En réclamant une trêve normative, Emmanuel Macron pose donc de facto un premier jalon dans la campagne électorale. « Là où je rejoins le président de la République, c’est quand il dit que la prochaine Commission devra mettre en exécution ces projets », commente le vice-président de la Commission chargé du Pacte vert, Frans Timmermans, interrogé par Contexte et notre confrère allemand Table Media. « Il a complètement raison, mais il faut faire attention. Il faut aussi présenter un projet politique aux citoyens lors des élections européennes – quels électeurs vont se rendre aux urnes si on leur dit qu’on est de simples administrateurs de Bruxelles ? », ajoute l’ex-ministre néerlandais affilié aux sociaux-démocrates européens. D’autant plus que « la crise climatique ne s’arrête pas », souligne encore Frans Timmermans.
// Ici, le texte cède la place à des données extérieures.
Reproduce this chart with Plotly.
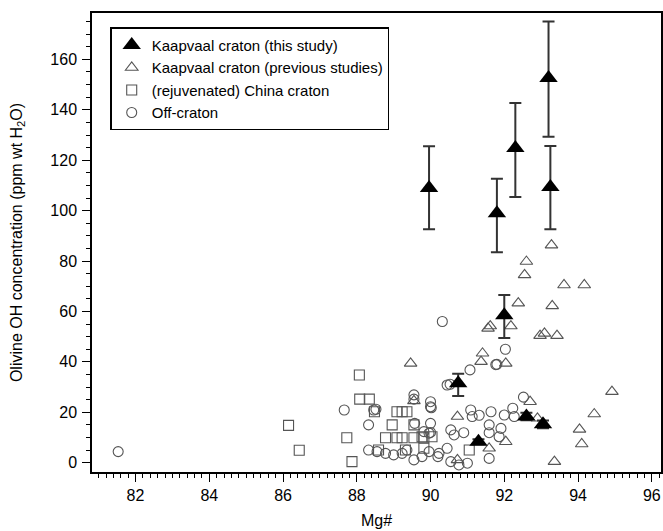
import plotly.graph_objects as go

# Kaapvaal craton (this study): Mg#, OH (ppm), error +/- 
ts_x = [89.96, 91.8, 92.3, 93.2, 93.25, 92.0, 90.75, 91.3, 92.6, 93.05]
ts_y = [109.0, 99.0, 124.8, 152.6, 109.4, 58.5, 31.5, 8.3, 18.3, 15.2]
ts_ep = [16.5, 13.6, 17.9, 22.4, 16.2, 8.0, 3.8, 1.0, 1.5, 1.5]
ts_em = [16.4, 15.5, 19.4, 23.3, 16.8, 9.0, 5.0, 1.0, 1.5, 1.5]

# Kaapvaal craton (previous studies)
kp_x = [93.28, 92.6, 92.55, 93.62, 94.17, 92.38, 93.3, 91.62, 91.56, 92.18,
        92.97, 93.09, 93.43, 91.41, 91.37, 92.04, 94.92, 92.7, 94.44, 90.73,
        92.9, 94.04, 94.1, 92.04, 91.59, 89.46, 89.55, 90.73, 93.36]
kp_y = [86.3, 79.8, 74.5, 70.5, 70.5, 63.3, 62.2, 54.2, 53.3, 54.2,
        50.4, 51.3, 50.4, 43.4, 40.1, 39.4, 28.2, 24.2, 19.3, 18.3,
        17.6, 13.2, 7.4, 8.3, 5.7, 39.4, 24.5, 1.1, 0.4]

# (rejuvenated) China craton
cc_x = [86.15, 86.44, 87.73, 87.87, 88.07, 88.08, 88.34, 88.48, 89.09, 89.23,
        89.36, 88.96, 89.55, 88.78, 89.09, 89.23, 89.55, 89.82, 88.59, 89.32,
        89.82, 91.05, 89.77, 90.04]
cc_y = [14.8, 4.9, 9.9, 0.4, 34.8, 25.2, 25.2, 20.2, 20.2, 20.2,
        20.2, 15.0, 15.0, 9.9, 9.9, 9.9, 9.9, 9.9, 5.0, 5.0,
        5.7, 5.0, 10.3, 10.3]

# Off-craton
oc_x = [81.53, 90.32, 92.03, 91.07, 91.8, 90.53, 92.52, 87.66, 88.32, 88.52,
        89.55, 90.0, 90.0, 88.46, 89.57, 90.0, 89.82, 90.55, 90.64, 90.9,
        91.09, 91.13, 91.32, 91.64, 92.0, 92.23, 92.27, 91.59, 91.59, 91.91,
        91.86, 88.32, 88.55, 88.78, 89.0, 89.23, 89.36, 89.55, 89.77, 89.96,
        90.23, 90.45, 90.55, 90.77, 91.0, 91.59, 89.55, 90.45, 91.77, 90.0,
        90.02, 89.96, 90.2]
oc_y = [4.4, 56.0, 45.0, 36.8, 39.0, 31.1, 26.0, 20.9, 15.0, 21.2,
        26.9, 24.2, 22.2, 20.9, 15.6, 15.6, 12.3, 13.0, 11.0, 11.9,
        20.9, 18.3, 18.8, 20.2, 18.9, 21.6, 18.3, 15.0, 11.9, 13.6,
        10.3, 5.0, 4.4, 3.7, 3.1, 3.7, 5.0, 1.1, 2.4, 4.4,
        3.7, 5.7, 0.4, -0.9, -0.2, 1.7, 25.2, 30.8, 38.9, 12.0,
        21.8, 11.7, 2.4]

x_ticks = [82, 84, 86, 88, 90, 92, 94, 96]
y_ticks = [0, 20, 40, 60, 80, 100, 120, 140, 160]

GRAY = "#555555"
fig = go.Figure()

fig.add_trace(go.Scatter(
    x=oc_x, y=oc_y, mode="markers", name="Off-craton",
    marker=dict(symbol="circle-open", size=10, color=GRAY, line=dict(width=1.1, color=GRAY))))
fig.add_trace(go.Scatter(
    x=cc_x, y=cc_y, mode="markers", name="(rejuvenated) China craton",
    marker=dict(symbol="square-open", size=10, color=GRAY, line=dict(width=1.1, color=GRAY))))
fig.add_trace(go.Scatter(
    x=kp_x, y=kp_y, mode="markers", name="Kaapvaal craton (previous studies)",
    marker=dict(symbol="triangle-up-open", size=11, color=GRAY, line=dict(width=1.1, color=GRAY))))
fig.add_trace(go.Scatter(
    x=ts_x, y=ts_y, mode="markers", name="Kaapvaal craton (this study)",
    error_y=dict(type="data", array=ts_ep, arrayminus=ts_em, color="#333333", thickness=2, width=6),
    marker=dict(symbol="triangle-up", size=16, color="black")))

font = "Liberation Sans, Arial, Helvetica, sans-serif"
fig.update_layout(
    width=663, height=531,
    margin=dict(l=92, r=2, t=13, b=59, autoexpand=False),
    paper_bgcolor="white", plot_bgcolor="white",
    font=dict(family=font, size=16, color="black"),
    showlegend=True,
    legend=dict(x=0.032, y=0.969, xanchor="left", yanchor="top",
                bordercolor="black", borderwidth=1.5, bgcolor="white",
                font=dict(size=15), traceorder="reversed",
                itemsizing="trace", tracegroupgap=0),
    xaxis=dict(range=[80.82, 96.25], tickvals=x_ticks, ticktext=[str(v) for v in x_ticks],
               automargin=False, tickfont=dict(size=16),
               showgrid=False, zeroline=False, showline=True, linecolor="black", linewidth=1.5,
               mirror=True, ticks="outside", ticklen=8, tickwidth=1.2, tickcolor="black",
               minor=dict(dtick=0.2, tick0=0, ticks="outside", ticklen=4, tickwidth=1, tickcolor="black", showgrid=False),
               title=dict(text="Mg#", font=dict(size=16), standoff=12)),
    yaxis=dict(range=[-3.7, 178.4], tickvals=y_ticks, ticktext=[str(v) for v in y_ticks],
               automargin=False, tickfont=dict(size=16), ticklabelstandoff=2,
               showgrid=False, zeroline=False, showline=True, linecolor="black", linewidth=1.5,
               mirror=True, ticks="outside", ticklen=8, tickwidth=1.2, tickcolor="black",
               minor=dict(dtick=5, tick0=0, ticks="outside", ticklen=4, tickwidth=1, tickcolor="black", showgrid=False),
               title=dict(text="Olivine OH concentration (ppm wt H<sub>2</sub>O)", font=dict(size=16), standoff=24)),
)

fig.write_html("out.html", config={"displayModeBar": False},
               post_script="document.body.style.margin='0';document.body.style.overflow='hidden';")
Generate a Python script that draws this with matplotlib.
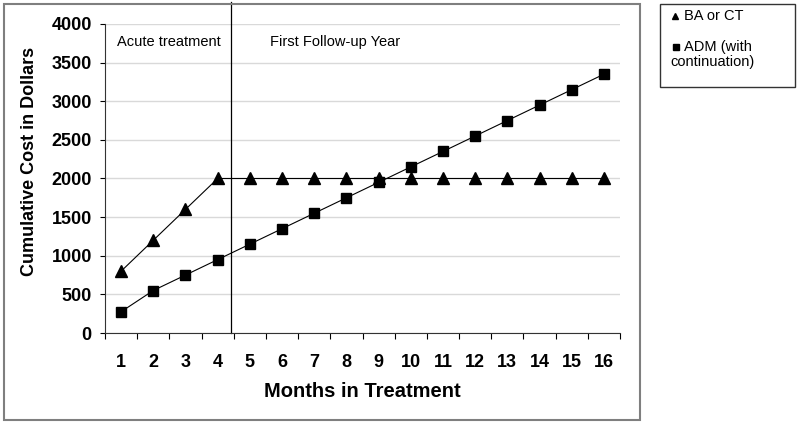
import matplotlib.pyplot as plt
from matplotlib.lines import Line2D
from matplotlib.patches import Rectangle

plt.rcParams['font.family'] = ['Liberation Sans', 'DejaVu Sans']

# ======================================================
# Data
# ======================================================

months = list(range(1, 17))
ba_ct = [800, 1200, 1600, 2000, 2000, 2000, 2000, 2000,
         2000, 2000, 2000, 2000, 2000, 2000, 2000, 2000]
adm = [275, 550, 750, 950, 1150, 1350, 1550, 1750,
       1950, 2150, 2350, 2550, 2750, 2950, 3150, 3350]
y_ticks = [0, 500, 1000, 1500, 2000, 2500, 3000, 3500, 4000]
phase_split = 4.41

W, H = 800, 426
fig = plt.figure(figsize=(W / 100, H / 100), dpi=100)
ax = fig.add_axes([105 / W, 1 - 333 / H, (620 - 105) / W, (333 - 24) / H])

# ======================================================
# Series
# ======================================================

ax.plot(months, ba_ct, color='black', lw=0.8, marker='^', ms=8.5,
        zorder=3, clip_on=False)
ax.plot(months, adm, color='black', lw=0.8, marker='s', ms=7,
        zorder=3, clip_on=False)

# ======================================================
# Axes
# ======================================================

ax.set_xlim(0.5, 16.5)
ax.set_ylim(0, 4000)
ax.set_yticks(y_ticks)
ax.set_yticklabels([str(v) for v in y_ticks], fontweight='bold', fontsize=13)
ax.set_xticks(months)
ax.set_xticklabels([str(m) for m in months], fontweight='bold', fontsize=13)
ax.tick_params(axis='x', length=0, pad=15)
ax.set_xticks([m + 0.5 for m in [0] + months], minor=True)
ax.tick_params(axis='x', which='minor', length=4.5, width=0.8, direction='out')
ax.tick_params(axis='y', length=3.5, width=0.8, pad=6)

for s in ['top', 'right']:
    ax.spines[s].set_visible(False)
for s in ['left', 'bottom']:
    ax.spines[s].set_linewidth(0.8)
    ax.spines[s].set_color('#333333')

ax.yaxis.grid(True, color='#d9d9d9', lw=1)
ax.set_axisbelow(True)

ax.set_xlabel('Months in Treatment', fontweight='bold', fontsize=14.5,
              labelpad=8)
fig.text(30 / W, 1 - 161 / H, 'Cumulative Cost in Dollars', rotation=90,
         fontweight='bold', fontsize=13, ha='center', va='center')

# phase separator
ax.plot([phase_split, phase_split], [0, 4000 * 1.07], color='black',
        lw=0.9, clip_on=False)
ax.text(117 / W, 1 - 42 / H, 'Acute treatment', transform=fig.transFigure,
        fontsize=10.5, va='center')
ax.text(270 / W, 1 - 42 / H, 'First Follow-up Year', transform=fig.transFigure,
        fontsize=10.5, va='center')

# ======================================================
# Frames and legend
# ======================================================

fig.patches.append(Rectangle((4 / W, 1 - 420 / H), 636 / W, 416 / H,
                             transform=fig.transFigure, fill=False,
                             edgecolor='#7f7f7f', lw=1.5))
fig.patches.append(Rectangle((660 / W, 1 - 87 / H), 135 / W, 83 / H,
                             transform=fig.transFigure, fill=False,
                             edgecolor='#333333', lw=1))

fig.lines.append(Line2D([675 / W], [1 - 16 / H], marker='^', ms=5,
                        color='black', transform=fig.transFigure))
fig.lines.append(Line2D([676 / W], [1 - 47 / H], marker='s', ms=5,
                        color='black', transform=fig.transFigure))
fig.text(684 / W, 1 - 16 / H, 'BA or CT', fontsize=10.5, va='center')
fig.text(684 / W, 1 - 47 / H, 'ADM (with', fontsize=10.5, va='center')
fig.text(670 / W, 1 - 62 / H, 'continuation)', fontsize=10.5, va='center')

fig.savefig('out.png', dpi=100)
La droite européenne accorde pour sa part un bon point au président français. « Macron a raison, juge le chef de file du Parti populaire européen (PPE) à la commission de l’Environnement, Peter Liese, dans un communiqué. Ce qu’[il] dit maintenant, notre groupe le dit depuis des mois. » Le président français demeure toutefois beaucoup plus mesuré que la principale formation de droite, laquelle espère mettre en échec deux projets de règlement majeurs du Pacte vert, sur la restauration des écosystèmes naturels et les pesticides.
Ce débat qui s’engage n’est pas anodin à l’approche de la campagne des européennes, prévues au printemps 2024, qui se jouera en partie sur le bilan du quinquennat von der Leyen. Cinq années rythmées, entre autres, par le Pacte vert.